* **Task prompt**:
Reproduce the listing below without changes, except that pictures are left out.

* **Data**:

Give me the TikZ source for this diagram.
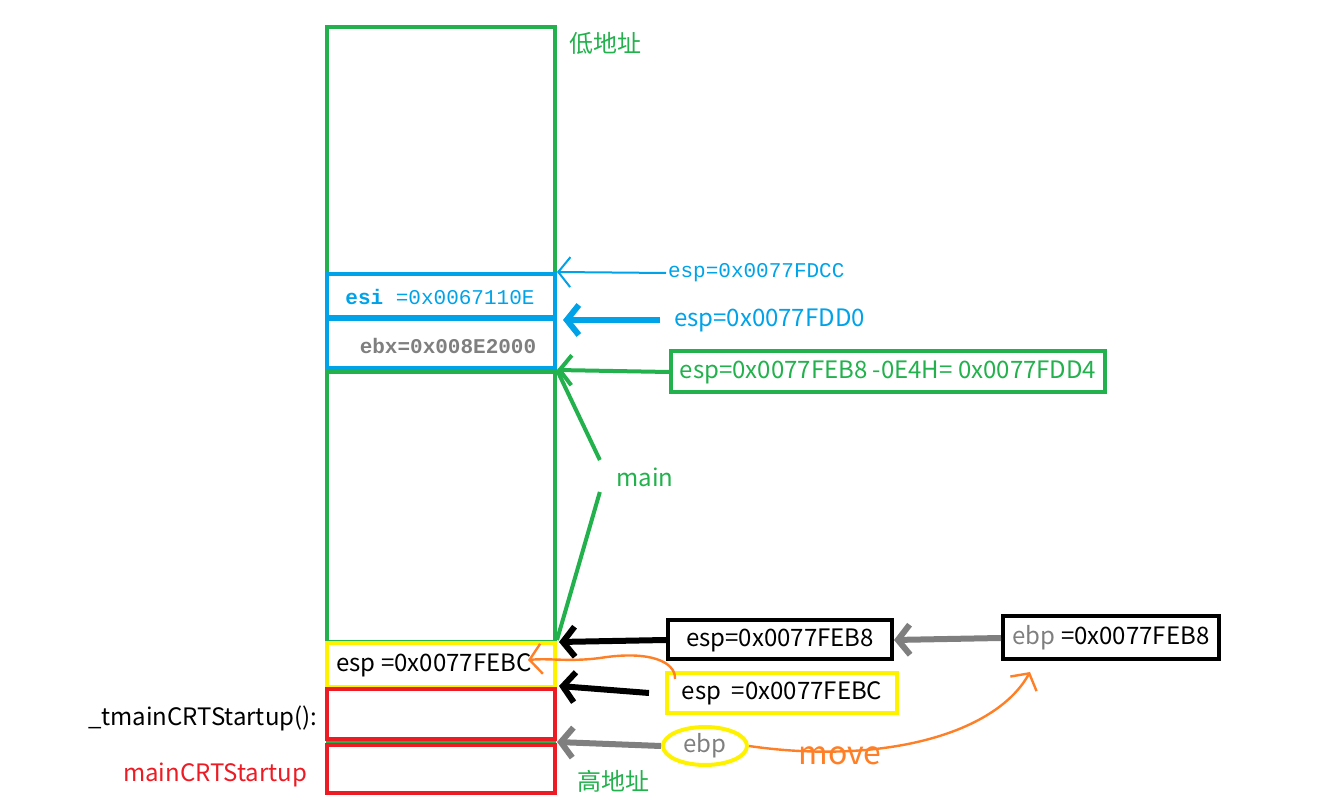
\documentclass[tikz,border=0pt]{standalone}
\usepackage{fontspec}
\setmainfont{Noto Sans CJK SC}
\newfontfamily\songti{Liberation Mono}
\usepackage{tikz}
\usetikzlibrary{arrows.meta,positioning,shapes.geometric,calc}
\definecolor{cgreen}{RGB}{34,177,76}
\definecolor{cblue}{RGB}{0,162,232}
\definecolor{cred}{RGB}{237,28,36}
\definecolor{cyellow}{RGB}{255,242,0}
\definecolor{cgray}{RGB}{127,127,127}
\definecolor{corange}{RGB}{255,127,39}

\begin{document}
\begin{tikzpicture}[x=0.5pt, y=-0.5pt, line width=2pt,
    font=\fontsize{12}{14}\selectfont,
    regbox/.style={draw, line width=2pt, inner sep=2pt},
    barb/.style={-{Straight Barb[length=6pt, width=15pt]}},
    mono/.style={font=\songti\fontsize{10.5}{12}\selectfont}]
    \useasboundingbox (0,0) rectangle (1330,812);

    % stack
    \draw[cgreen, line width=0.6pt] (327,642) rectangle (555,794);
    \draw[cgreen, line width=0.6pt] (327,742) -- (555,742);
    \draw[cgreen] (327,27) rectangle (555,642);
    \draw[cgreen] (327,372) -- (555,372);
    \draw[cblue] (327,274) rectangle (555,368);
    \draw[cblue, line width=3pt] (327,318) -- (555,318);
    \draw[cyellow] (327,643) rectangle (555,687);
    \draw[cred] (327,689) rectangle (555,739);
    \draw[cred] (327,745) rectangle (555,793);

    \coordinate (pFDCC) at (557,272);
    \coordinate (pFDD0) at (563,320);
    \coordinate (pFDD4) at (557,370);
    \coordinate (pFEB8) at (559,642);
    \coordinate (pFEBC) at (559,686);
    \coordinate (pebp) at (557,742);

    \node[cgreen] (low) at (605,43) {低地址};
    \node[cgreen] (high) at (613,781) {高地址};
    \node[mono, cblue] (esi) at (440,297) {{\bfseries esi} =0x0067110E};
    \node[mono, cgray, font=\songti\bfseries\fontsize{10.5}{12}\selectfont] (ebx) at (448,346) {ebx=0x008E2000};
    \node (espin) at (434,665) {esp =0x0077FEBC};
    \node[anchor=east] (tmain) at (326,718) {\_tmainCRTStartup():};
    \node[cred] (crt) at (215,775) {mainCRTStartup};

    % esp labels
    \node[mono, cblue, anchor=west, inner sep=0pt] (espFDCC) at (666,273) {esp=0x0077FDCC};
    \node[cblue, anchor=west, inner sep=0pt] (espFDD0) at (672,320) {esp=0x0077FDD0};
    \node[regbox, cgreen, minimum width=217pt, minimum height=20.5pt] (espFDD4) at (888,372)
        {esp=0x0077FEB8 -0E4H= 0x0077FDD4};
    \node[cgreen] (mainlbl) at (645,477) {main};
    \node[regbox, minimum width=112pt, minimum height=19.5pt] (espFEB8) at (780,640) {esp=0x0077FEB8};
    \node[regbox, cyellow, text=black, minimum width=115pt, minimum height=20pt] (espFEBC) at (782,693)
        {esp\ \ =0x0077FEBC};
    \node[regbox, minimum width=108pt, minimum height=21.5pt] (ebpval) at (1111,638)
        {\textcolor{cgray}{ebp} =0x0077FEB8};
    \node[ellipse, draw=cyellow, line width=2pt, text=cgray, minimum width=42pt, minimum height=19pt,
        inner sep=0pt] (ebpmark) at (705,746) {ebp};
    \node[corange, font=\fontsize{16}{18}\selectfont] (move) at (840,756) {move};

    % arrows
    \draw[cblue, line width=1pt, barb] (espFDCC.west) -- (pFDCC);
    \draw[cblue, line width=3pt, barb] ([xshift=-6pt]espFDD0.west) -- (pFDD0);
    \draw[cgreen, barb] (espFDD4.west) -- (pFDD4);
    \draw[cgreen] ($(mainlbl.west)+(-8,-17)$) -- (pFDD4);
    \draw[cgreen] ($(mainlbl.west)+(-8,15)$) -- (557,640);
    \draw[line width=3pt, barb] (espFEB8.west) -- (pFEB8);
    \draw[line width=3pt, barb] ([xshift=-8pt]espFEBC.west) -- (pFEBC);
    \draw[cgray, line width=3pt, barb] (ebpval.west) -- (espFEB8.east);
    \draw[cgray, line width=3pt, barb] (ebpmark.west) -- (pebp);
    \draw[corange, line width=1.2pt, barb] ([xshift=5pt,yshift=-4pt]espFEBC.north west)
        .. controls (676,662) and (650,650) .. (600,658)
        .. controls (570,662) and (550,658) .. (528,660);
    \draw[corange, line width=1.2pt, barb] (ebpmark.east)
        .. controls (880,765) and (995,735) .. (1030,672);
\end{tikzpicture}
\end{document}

* **Exercise response**:
Give me the TikZ source for this diagram.
\documentclass[tikz,border=0pt]{standalone}
\usepackage{fontspec}
\setmainfont{Noto Sans CJK SC}
\newfontfamily\songti{Liberation Mono}
\usepackage{tikz}
\usetikzlibrary{arrows.meta,positioning,shapes.geometric,calc}
\definecolor{cgreen}{RGB}{34,177,76}
\definecolor{cblue}{RGB}{0,162,232}
\definecolor{cred}{RGB}{237,28,36}
\definecolor{cyellow}{RGB}{255,242,0}
\definecolor{cgray}{RGB}{127,127,127}
\definecolor{corange}{RGB}{255,127,39}

\begin{document}
\begin{tikzpicture}[x=0.5pt, y=-0.5pt, line width=2pt,
    font=\fontsize{12}{14}\selectfont,
    regbox/.style={draw, line width=2pt, inner sep=2pt},
    barb/.style={-{Straight Barb[length=6pt, width=15pt]}},
    mono/.style={font=\songti\fontsize{10.5}{12}\selectfont}]
    \useasboundingbox (0,0) rectangle (1330,812);

    % stack
    \draw[cgreen, line width=0.6pt] (327,642) rectangle (555,794);
    \draw[cgreen, line width=0.6pt] (327,742) -- (555,742);
    \draw[cgreen] (327,27) rectangle (555,642);
    \draw[cgreen] (327,372) -- (555,372);
    \draw[cblue] (327,274) rectangle (555,368);
    \draw[cblue, line width=3pt] (327,318) -- (555,318);
    \draw[cyellow] (327,643) rectangle (555,687);
    \draw[cred] (327,689) rectangle (555,739);
    \draw[cred] (327,745) rectangle (555,793);

    \coordinate (pFDCC) at (557,272);
    \coordinate (pFDD0) at (563,320);
    \coordinate (pFDD4) at (557,370);
    \coordinate (pFEB8) at (559,642);
    \coordinate (pFEBC) at (559,686);
    \coordinate (pebp) at (557,742);

    \node[cgreen] (low) at (605,43) {低地址};
    \node[cgreen] (high) at (613,781) {高地址};
    \node[mono, cblue] (esi) at (440,297) {{\bfseries esi} =0x0067110E};
    \node[mono, cgray, font=\songti\bfseries\fontsize{10.5}{12}\selectfont] (ebx) at (448,346) {ebx=0x008E2000};
    \node (espin) at (434,665) {esp =0x0077FEBC};
    \node[anchor=east] (tmain) at (326,718) {\_tmainCRTStartup():};
    \node[cred] (crt) at (215,775) {mainCRTStartup};

    % esp labels
    \node[mono, cblue, anchor=west, inner sep=0pt] (espFDCC) at (666,273) {esp=0x0077FDCC};
    \node[cblue, anchor=west, inner sep=0pt] (espFDD0) at (672,320) {esp=0x0077FDD0};
    \node[regbox, cgreen, minimum width=217pt, minimum height=20.5pt] (espFDD4) at (888,372)
        {esp=0x0077FEB8 -0E4H= 0x0077FDD4};
    \node[cgreen] (mainlbl) at (645,477) {main};
    \node[regbox, minimum width=112pt, minimum height=19.5pt] (espFEB8) at (780,640) {esp=0x0077FEB8};
    \node[regbox, cyellow, text=black, minimum width=115pt, minimum height=20pt] (espFEBC) at (782,693)
        {esp\ \ =0x0077FEBC};
    \node[regbox, minimum width=108pt, minimum height=21.5pt] (ebpval) at (1111,638)
        {\textcolor{cgray}{ebp} =0x0077FEB8};
    \node[ellipse, draw=cyellow, line width=2pt, text=cgray, minimum width=42pt, minimum height=19pt,
        inner sep=0pt] (ebpmark) at (705,746) {ebp};
    \node[corange, font=\fontsize{16}{18}\selectfont] (move) at (840,756) {move};

    % arrows
    \draw[cblue, line width=1pt, barb] (espFDCC.west) -- (pFDCC);
    \draw[cblue, line width=3pt, barb] ([xshift=-6pt]espFDD0.west) -- (pFDD0);
    \draw[cgreen, barb] (espFDD4.west) -- (pFDD4);
    \draw[cgreen] ($(mainlbl.west)+(-8,-17)$) -- (pFDD4);
    \draw[cgreen] ($(mainlbl.west)+(-8,15)$) -- (557,640);
    \draw[line width=3pt, barb] (espFEB8.west) -- (pFEB8);
    \draw[line width=3pt, barb] ([xshift=-8pt]espFEBC.west) -- (pFEBC);
    \draw[cgray, line width=3pt, barb] (ebpval.west) -- (espFEB8.east);
    \draw[cgray, line width=3pt, barb] (ebpmark.west) -- (pebp);
    \draw[corange, line width=1.2pt, barb] ([xshift=5pt,yshift=-4pt]espFEBC.north west)
        .. controls (676,662) and (650,650) .. (600,658)
        .. controls (570,662) and (550,658) .. (528,660);
    \draw[corange, line width=1.2pt, barb] (ebpmark.east)
        .. controls (880,765) and (995,735) .. (1030,672);
\end{tikzpicture}
\end{document}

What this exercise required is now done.